Not really, of course. I could have gone golfing, if I knew how to golf, or played tennis, if I knew how to play tennis. There’s a water park, and kayak tours through the marsh. But after years of inadvertently turning my travels into a to-do list — hopping from must-visit restaurant to trendy boutique to noteworthy site, hungrily packing each day for fear of missing out — it was disarming to be in a place whose charms are rooted in just being there, waking up to what surrounds you. The island is only about nine square miles, all of which is state parkland, and strict regulations save it from overdevelopment. Beyond the resort, cell service is spotty-to-nonexistent. There are few organized activities. The calm sharpened my attention ever so slightly, and the world came alive.

On a nature walk with park ranger Ray Emerson, I learned to distinguish cabbage palmettos from saw palmettos, and attuned my ear to the scrabbling shout of an angry kingfisher. Eléonore and I borrowed bikes and pedaled all over the island, past dunes and marshes, on some of the 20 miles of trails laid over the former carriage paths. Riding along the intracoastal waterway in silence, flocks of tiny sand crabs scurrying before me, my senses felt heightened, and I thought of Jenny Odell’s book How to Do Nothing, and her case for attuning oneself to the natural world as a way to carve out meaning amid the frenzy of modernity. “It may only be among the most elaborate web of the nonhuman that we can fully experience our own humanity,” she writes. When we were still, I could hear the tide receding over the mudflats, fizzing like Pop Rocks. Life was everywhere: rabbits on the grass, bald eagles overhead, alligators and turtles floating listlessly in Horton Pond. In the forest, we rounded a bend and found a pair of white-tailed deer blocking our path, so close I could see the sheen of their wet noses.

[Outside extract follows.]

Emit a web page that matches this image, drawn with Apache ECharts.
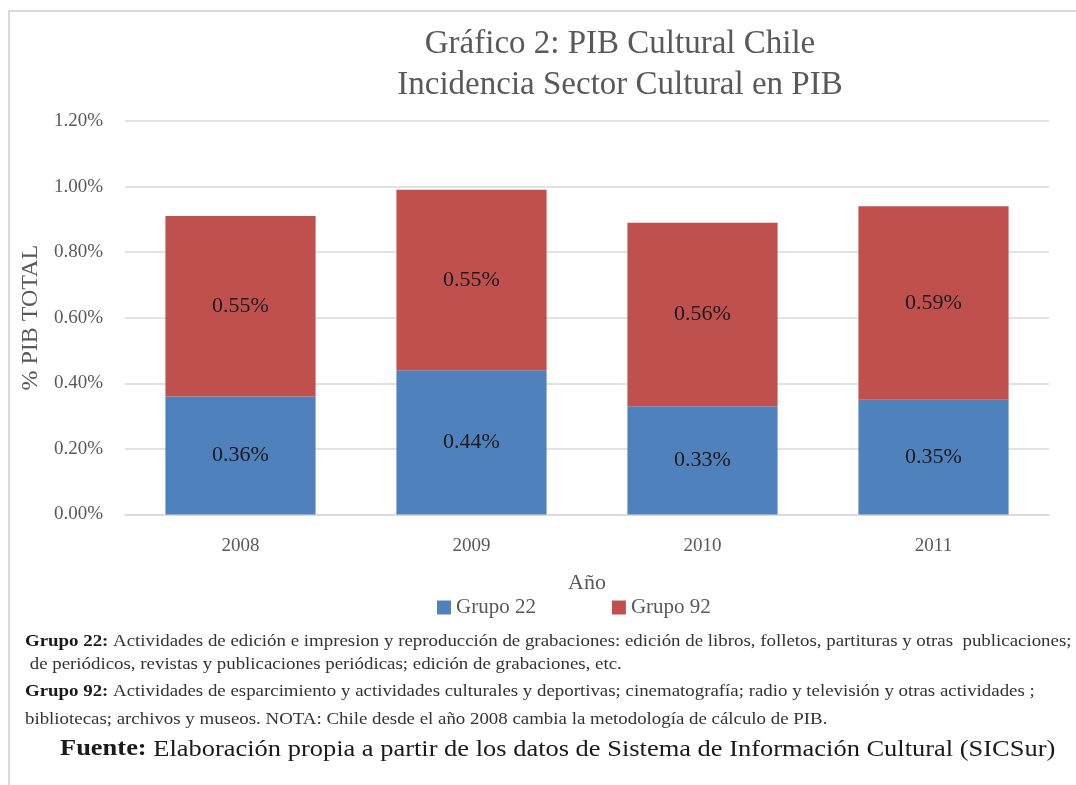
<!DOCTYPE html>
<html>
<head>
<meta charset="utf-8">
<script src="https://cdn.jsdelivr.net/npm/echarts@6/dist/echarts.min.js"></script>
<style>
  html, body { margin: 0; padding: 0; background: #ffffff; }
  #chart { width: 1076px; height: 785px; }
</style>
</head>
<body>
<div id="chart"></div>
<script>
// Years on the category axis
const years = ['2008', '2009', '2010', '2011'];
// Share of total GDP (%) for each group
const grupo22 = [0.36, 0.44, 0.33, 0.35];
const grupo92 = [0.55, 0.55, 0.56, 0.59];
const seriesNames = ['Grupo 22', 'Grupo 92'];
// Value axis range and step (%)
const yMin = 0, yMax = 1.2, yStep = 0.2;

const serif = '"Liberation Serif", "DejaVu Serif", serif';
const grey = '#595959';

const notes = [
  { bold: 'Grupo 22:', text: ' Actividades de edición e impresion y reproducción de grabaciones: edición de libros, folletos, partituras y otras  publicaciones;', x: 25, y: 640 },
  { bold: '', text: ' de periódicos, revistas y publicaciones periódicas; edición de grabaciones, etc.', x: 25, y: 663 },
  { bold: 'Grupo 92:', text: ' Actividades de esparcimiento y actividades culturales y deportivas; cinematografía; radio y televisión y otras actividades ;', x: 25, y: 690 },
  { bold: '', text: 'bibliotecas; archivos y museos. NOTA: Chile desde el año 2008 cambia la metodología de cálculo de PIB.', x: 25, y: 718 }
];

const chart = echarts.init(document.getElementById('chart'), null, { renderer: 'canvas' });

const pct = v => v.toFixed(2) + '%';

const noteGraphics = notes.map(n => ({
  type: 'text',
  x: n.x,
  y: n.y - 7,
  scaleX: 1.11,
  style: {
    text: (n.bold ? '{b|' + n.bold + '}' : '') + '{r|' + n.text + '}',
    fontFamily: serif,
    fontSize: 17,
    rich: {
      b: { fontFamily: serif, fontSize: 17, fontWeight: 'bold', fill: '#1a1a1a' },
      r: { fontFamily: serif, fontSize: 17, fill: '#333333' }
    }
  }
}));

chart.setOption({
  backgroundColor: '#ffffff',
  animation: false,
  title: {
    text: 'Gráfico 2: PIB Cultural Chile\nIncidencia Sector Cultural en PIB',
    left: 615,
    top: 19,
    textAlign: 'center',
    textStyle: { fontFamily: serif, fontSize: 33, fontWeight: 'normal', color: grey, lineHeight: 41 }
  },
  legend: {
    data: seriesNames,
    left: 432,
    top: 592,
    itemWidth: 14,
    itemHeight: 14,
    itemGap: 76,
    icon: 'rect',
    textStyle: { fontFamily: serif, fontSize: 21, color: grey }
  },
  grid: { left: 125, right: 27, top: 121, bottom: 270.5 },
  xAxis: {
    type: 'category',
    data: years,
    name: 'Año',
    nameLocation: 'middle',
    nameGap: 58,
    nameTextStyle: { fontFamily: serif, fontSize: 22, color: grey },
    axisLine: { lineStyle: { color: '#d9d9d9', width: 1.5 } },
    axisTick: { show: false },
    axisLabel: { fontFamily: serif, fontSize: 19, color: grey, margin: 22 }
  },
  yAxis: {
    type: 'value',
    min: yMin,
    max: yMax,
    interval: yStep,
    name: '% PIB TOTAL',
    nameLocation: 'middle',
    nameGap: 80,
    nameTextStyle: { fontFamily: serif, fontSize: 24, color: grey },
    axisLine: { show: false },
    axisTick: { show: false },
    axisLabel: { fontFamily: serif, fontSize: 19, color: grey, margin: 22, formatter: pct },
    splitLine: { lineStyle: { color: '#d9d9d9', width: 1.5 } }
  },
  series: [
    {
      name: seriesNames[0],
      type: 'bar',
      stack: 'pib',
      data: grupo22,
      barWidth: '65%',
      itemStyle: { color: '#4f81bd' },
      label: { show: true, position: 'inside', fontFamily: serif, fontSize: 22, color: '#1a1a1a', formatter: p => pct(p.value) }
    },
    {
      name: seriesNames[1],
      type: 'bar',
      stack: 'pib',
      data: grupo92,
      barWidth: '65%',
      itemStyle: { color: '#c0504d' },
      label: { show: true, position: 'inside', fontFamily: serif, fontSize: 22, color: '#1a1a1a', formatter: p => pct(p.value) }
    }
  ],
  graphic: [
    // frame lines along the top and left edges
    { type: 'line', shape: { x1: 8, y1: 11, x2: 1076, y2: 11 }, style: { stroke: '#d9d9d9', lineWidth: 2 } },
    { type: 'line', shape: { x1: 9, y1: 10, x2: 9, y2: 785 }, style: { stroke: '#d9d9d9', lineWidth: 2 } },
    ...noteGraphics,
    {
      type: 'text',
      x: 60,
      y: 738,
      scaleX: 1.15,
      style: {
        text: '{b|Fuente:}{r| Elaboración propia a partir de los datos de Sistema de Información Cultural (SICSur)}',
        fontFamily: serif,
        fontSize: 23,
        rich: {
          b: { fontFamily: serif, fontSize: 23, fontWeight: 'bold', fill: '#1a1a1a' },
          r: { fontFamily: serif, fontSize: 23, fill: '#1a1a1a' }
        }
      }
    }
  ]
});
</script>
</body>
</html>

One evening, just before sunset, we drove up the island to Driftwood Beach, where the bleached skeletons of enormous oak trees litter the shore. A group of kids chased each other, leaping over fallen trunks and swinging from branches, and a young Mennonite couple walked at the water’s edge, his pants rolled up to his ankles, the hem of her long skirt ringed with saltwater. I thought of the railroad tycoons and steel barons who’d once made this a playground for the powerful. Perhaps, between all the formal balls and political machinations, they, too, made time to walk along the sand under an orange-painted sky, hearing only laughter and the sea.